Bonus: Extracting Metadata and Info from a Kubernetes Cluster

As a bonus to conclude these two articles on kubectl, here are some commands that aren’t particularly advanced but might be useful to you. They provide valuable information about the cluster, its configuration, and its versions.

  • kubectl config view: Displays the current kubectl configuration
  • kubectl cluster-info: Lists the control-plane addresses and services with the label or dumps debugging information.
  • kubectl api-resources: Lists the cluster’s resource types
  • kubectl api-versions: Lists the cluster’s API versions
  • kubectl version: Displays the version of kubectl and the API server
  • kubectl top pods / nodes: Displays the CPU and RAM consumption of your pods or nodes.


Thanks to numerous utility commands and the ability to directly access the API, we’ve seen that it’s possible to list, edit, create, or delete a Kubernetes cluster’s resources very precisely.
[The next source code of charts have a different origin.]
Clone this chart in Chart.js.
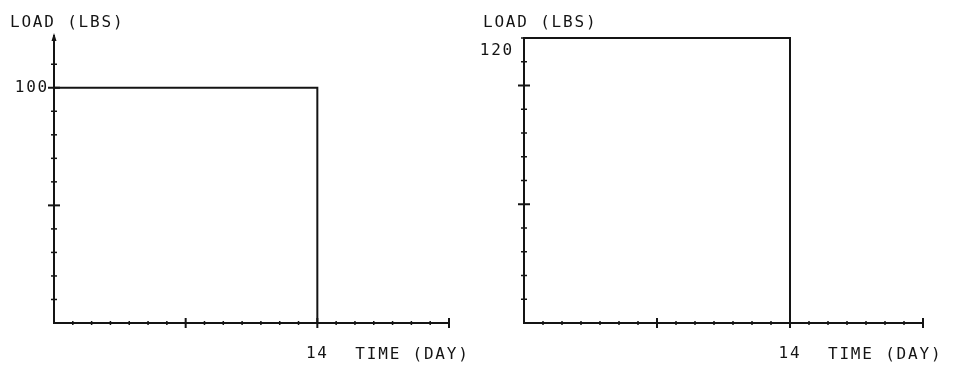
<!DOCTYPE html>
<html>
<head>
<meta charset="utf-8">
<script src="https://cdn.jsdelivr.net/npm/chart.js@4/dist/chart.umd.min.js"></script>
<style>
  body { margin: 0; background: #fff; }
  .wrap { position: absolute; top: 0; width: 479px; height: 367px; }
</style>
</head>
<body>
<div class="wrap" style="left:0"><canvas id="loadLeft" width="479" height="367"></canvas></div>
<div class="wrap" style="left:479px"><canvas id="loadRight" width="479" height="367"></canvas></div>
<script>
// step loading: constant load until day 14, then released
const days = [0, 14, 14];
const loadLeft = [100, 100, 0];
const loadRight = [120, 120, 0];
const xTickLabels = [14];
const yTickLabelsLeft = [100];
const yTickLabelsRight = [120];
const yTitle = 'LOAD (LBS)';
const xTitle = 'TIME (DAY)';

const INK = '#141414';
const FONT = "'DejaVu Sans Mono', monospace";
const TEXT = '16px ' + FONT;
const SPACING = '1.8px';

// short tick marks crossing the axes, plotter style, plus the labels
const plotterAxes = {
  id: 'plotterAxes',
  beforeDraw(chart) {
    chart.ctx.letterSpacing = SPACING;
  },
  afterDraw(chart, args, opts) {
    const ctx = chart.ctx;
    const xs = chart.scales.x, ys = chart.scales.y;
    const ax = xs.getPixelForValue(0), ay = ys.getPixelForValue(0);
    ctx.save();
    ctx.strokeStyle = INK;
    ctx.fillStyle = INK;

    xs.ticks.forEach(t => {
      if (t.value === 0) return;
      const px = xs.getPixelForValue(t.value);
      const big = t.value % 7 === 0;
      const h = big ? 5 : 2;
      ctx.lineWidth = big ? 2 : 1.5;
      ctx.beginPath();
      ctx.moveTo(px, ay - h);
      ctx.lineTo(px, ay + h);
      ctx.stroke();
    });

    ys.ticks.forEach(t => {
      if (t.value === 0 || t.value % 10 !== 0) return;
      const py = ys.getPixelForValue(t.value);
      const big = t.value % 50 === 0;
      const w = big ? 6 : 3;
      ctx.lineWidth = big ? 2 : 1.5;
      ctx.beginPath();
      ctx.moveTo(ax - w, py);
      ctx.lineTo(ax + w, py);
      ctx.stroke();
    });

    if (opts.arrow) {
      const top = chart.chartArea.top;
      ctx.beginPath();
      ctx.moveTo(ax, top - 3);
      ctx.lineTo(ax - 2.5, top + 5);
      ctx.lineTo(ax + 2.5, top + 5);
      ctx.closePath();
      ctx.fill();
    }

    ctx.letterSpacing = SPACING;
    ctx.font = TEXT;
    ctx.textBaseline = 'middle';
    ctx.textAlign = 'right';
    opts.yLabels.forEach(v => {
      ctx.fillText(String(v), ax - opts.yLabelGap, ys.getPixelForValue(v) + opts.yLabelDy);
    });
    ctx.textAlign = 'left';
    ctx.textBaseline = 'alphabetic';
    ctx.fillText(yTitle, opts.titleX, 27);
    ctx.fillText(xTitle, xs.getPixelForValue(14) + 38, 359);
    ctx.restore();
  }
};

function makeChart(id, load, yMax, pad, axisX, opts) {
  const ctx = document.getElementById(id).getContext('2d');
  return new Chart(ctx, {
    type: 'line',
    data: {
      datasets: [{
        data: days.map((d, i) => ({ x: d, y: load[i] })),
        borderColor: INK,
        borderWidth: 2,
        pointRadius: 0,
        tension: 0,
        clip: 6
      }]
    },
    options: {
      responsive: false,
      animation: false,
      layout: { padding: pad },
      plugins: {
        legend: { display: false },
        tooltip: { enabled: false },
        plotterAxes: opts
      },
      scales: {
        x: {
          type: 'linear',
          min: 0,
          max: 21,
          grid: { display: false, drawTicks: false },
          border: { display: true, color: INK, width: 2 },
          ticks: {
            stepSize: 1,
            autoSkip: false,
            maxRotation: 0,
            padding: 21,
            color: INK,
            font: { family: FONT, size: 16 },
            callback: v => xTickLabels.includes(v) ? String(v) : ''
          },
          afterFit: s => { s.height = 44; }
        },
        y: {
          min: 0,
          max: yMax,
          grid: { display: false, drawTicks: false },
          border: { display: true, color: INK, width: 2 },
          ticks: {
            stepSize: 10,
            autoSkip: false,
            color: 'rgba(0,0,0,0)',
            callback: () => ''
          },
          afterFit: s => { s.width = axisX; }
        }
      }
    },
    plugins: [plotterAxes]
  });
}

makeChart('loadLeft', loadLeft, 122,
  { top: 36, right: 30, left: 0, bottom: 0 }, 54,
  { arrow: true, titleX: 10, yLabels: yTickLabelsLeft, yLabelGap: 5, yLabelDy: 0 });
makeChart('loadRight', loadRight, 120,
  { top: 38, right: 35, left: 0, bottom: 0 }, 45,
  { arrow: false, titleX: 4, yLabels: yTickLabelsRight, yLabelGap: 10, yLabelDy: 13 });
</script>
</body>
</html>
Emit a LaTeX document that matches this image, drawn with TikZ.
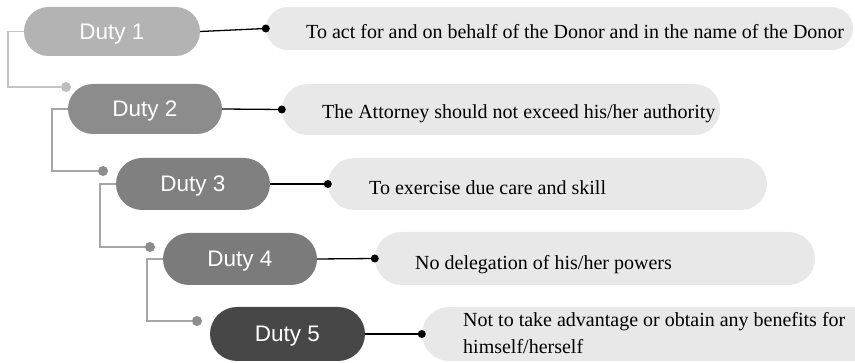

We’ve also been able to test user or service access permissions to the API, all with varying granularity levels.

Kubectl is a relatively simple tool to use, but it’s particularly powerful because it allows performing extremely precise actions on its cluster. This tool is both essential and indispensable for those who work daily on Kubernetes platforms (or their clients' platforms!). In any case, at Enix, even if we manage clusters partly with GUIs, we enjoy using kubectl right from our breakfast!